In Israel, militarism has covertly taken over our education system. War and conscription become a normative reality, part of a natural development process for all children and their parents. This is achieved through the narratives of holidays and rituals, the way history is taught, the objectives of field trips, the way school and national ceremonies are celebrated and the use of language. Education is channeled towards upholding the status-quo and the patterns of thinking that support and justify this normative militaristic reality.

 

To give you a more concrete idea of the way the military is part of everyday Israeli life, I would like to show you some examples taken from the visual culture we live in.

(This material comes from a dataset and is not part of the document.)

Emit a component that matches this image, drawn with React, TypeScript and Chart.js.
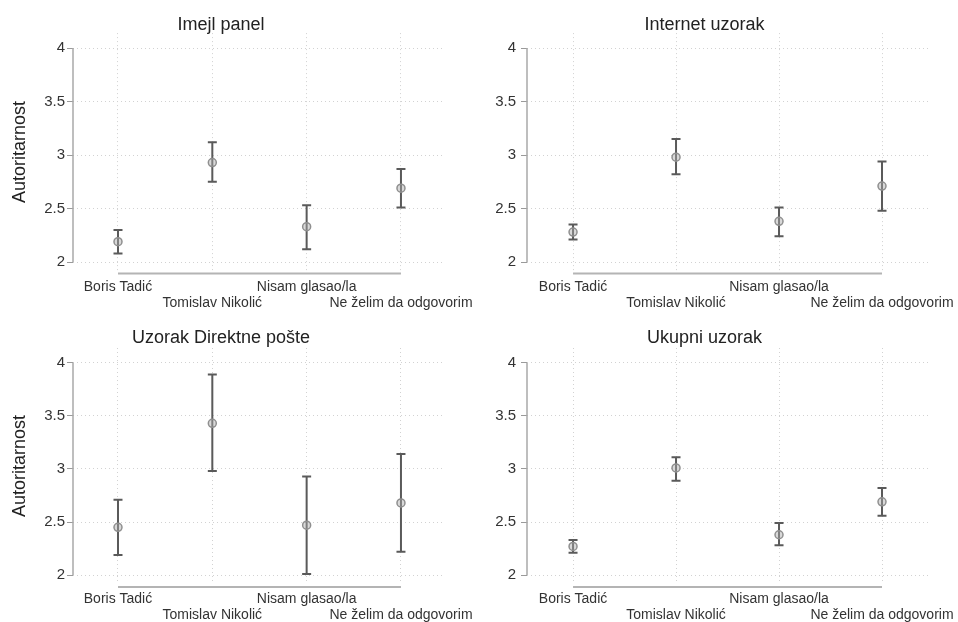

Most of these pictures were taken from an exhibition that members of NP put together for the first international conference on Militarism and Education that took place at the Hebrew University and Kibbutzim Teachers' College in May 2001. Since then it has been presented in different educational institutes and public places within Israel, and like now, on various international occasions. ( Power Point presentation – or posters which I will prepare and send ahead to America)

 

NP has a long term view of its activity. Even when peace arrives we'll still need to work on de-militarizing our society and keeping it civil and democratic. Under continued militarization, any peace agreements will break down, again and again. For militarization needs to be fed and justified by means of ongoing conflicts, by solving - or perpetuating - problems through violence and by actually creating them.

 

It is one of NP's main organizational objectives to have no hierarchy of roles or functions, except for a treasurer required by law for a non-profitable organization; NP have no single spokesperson, no single leader; our discourse is feminist, that is to say: supportive and empowering, containing emotions, giving space to young and old, women and men. My own presentation here tonight is itself an example of the way in which we work, by sharing experience and collaborating. In order to prepare this talk I received much help from my friends in NP: Ronit Kadishai, Ruthie Hiller, Dorothy Naor, Roni Benda and Sergei Sandler all helped me formulate what I wanted to say. I also drew heavily on the writings of Rela Mazali, one of the founders of N.P.

 

New Profile members take part in different committees and working groups on ongoing as well as specific ad-hoc issues. Participation in these teams is on voluntary basis and individual members take the initiative in the creation and implementation of projects and programs. Every one is welcome to join and contribute according to his or her ability. We currently have several active teams working on, for example, the following projects:

 

1. New Profile is running several youth groups throughout the country. These groups offer a safe and sympathetic place where young people, usually before their enlistment, can discuss and reflect on issues that are relevant to their upcoming decisions relating to military service. Often it is the only place where they can talk about the difficulties in making these decisions which will greatly affect their lives.

 

2. We offer legal support and advice to young people who intend not to enlist, and to those who have declared their refusal and as a result are in military prison. . Sometimes refusers who are already serving in military prisons will “discover” other refusers that have never heard of us or connect “social refusers” to New Profile. We are then able to give them legal advice to help them be released from military prisons.

 

3. We work on disseminating our ideas through workshops and our traveling exhibit, which we have updated this year, expanding and improving it. We have shown the exhibition eight times this year in various parts of the country.

 

4. We maintain a broad international mailing list, offering alternative information with an anti-militarist feminist angle. Such information is not easily accessible through the mainstream media.

 

The work we are doing together gives us some hope that there can be a better future in Israel - A future that can be reached, not by force of arms, but through dialogue and mutual understanding between people.  It is only then that our grandchildren will not have to bear arms and kill and be killed.  They will not have to be sacrificed to the God of War.